Ricochets de la mémoire : hier, l’anniversaire du Débarquement, aujourd’hui, le centenaire du chef d’orchestre Jacques Hélian dont la Fleur de Paris (celle que le pharmacien dorlotait dans un bocal…) est devenue l’hymne de la Libération. On ne se bouscule pas au sous-sol du columbarium du Père-Lachaise (case 15672) pour lui rendre visite. Je n’ai même pas souvenir avoir croisé quiconque le recherchant, depuis bientôt vingt-six ans, qu’il y repose. On ne m’a jamais non plus posé la moindre question à son sujet.
Un auteur au nom prédestiné, Henry Merveilleux, lui a pourtant consacré un bel album, Jacques Hélian et son merveilleux orchestre (Paul Beuscher, 1979). Quant au livre qu’il a lui-même signé Les Grands orchestres de music-hall en France (Fillipacchi, 1984), c’est un ouvrage de référence devenu une rareté. Et si j’en juge, par exemple, l’étonnante vitalité de ces vétérans de la bataille de Bir-Hakeim (juin 1942) qui témoignaient hier soir (à une heure, hélas, dissuasive pour beaucoup) sur France 3, ils doivent être encore nombreux à ne pas l’avoir oublié.

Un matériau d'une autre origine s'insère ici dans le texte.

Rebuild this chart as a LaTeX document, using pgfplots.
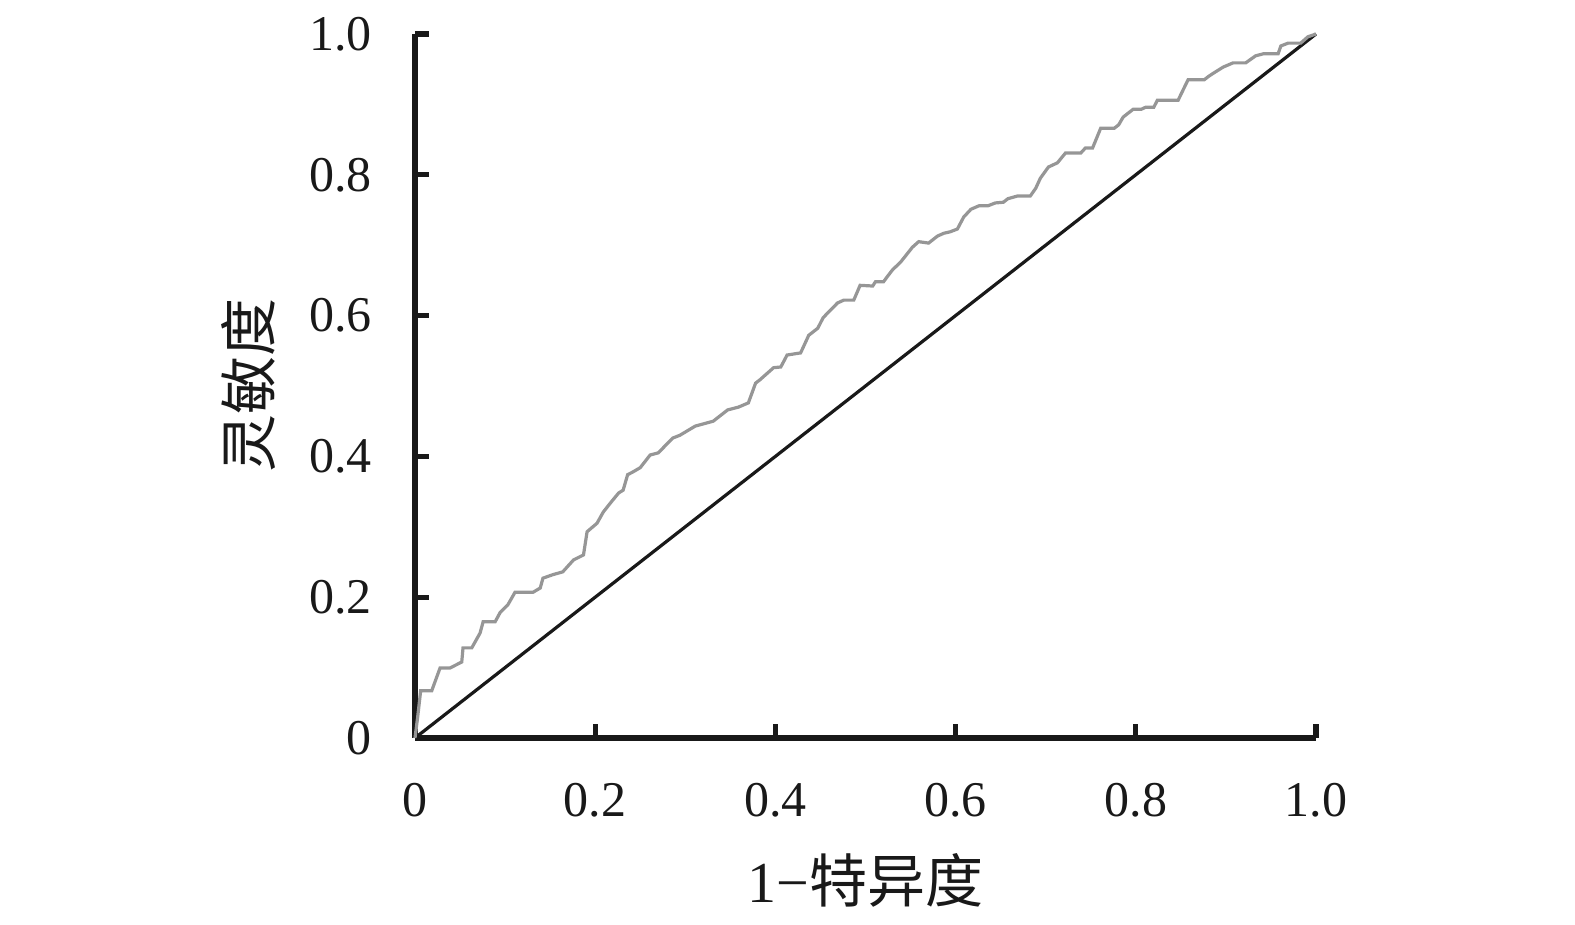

Approche le jour où l’été 1944 ne sera plus raconté par ses protagonistes mais seulement par les historiens. Il en sera alors de Jacques Hélian et de ses musiciens comme de Christiné, Scotto et, plus haut dans le temps, Béranger voire Désaugiers, des ombres dans un décor de moins en moins fidèle à la réalité. Bien sûr, Trenet nous enseigne que les chansons savent courir les rues et la foule les reprendre, un peu distraite. J’ai pourtant le sentiment qu’on n’a jamais si peu fredonné que de nos jours et que c’est à une effarante vitesse que Jacques Hélian s’éloigne.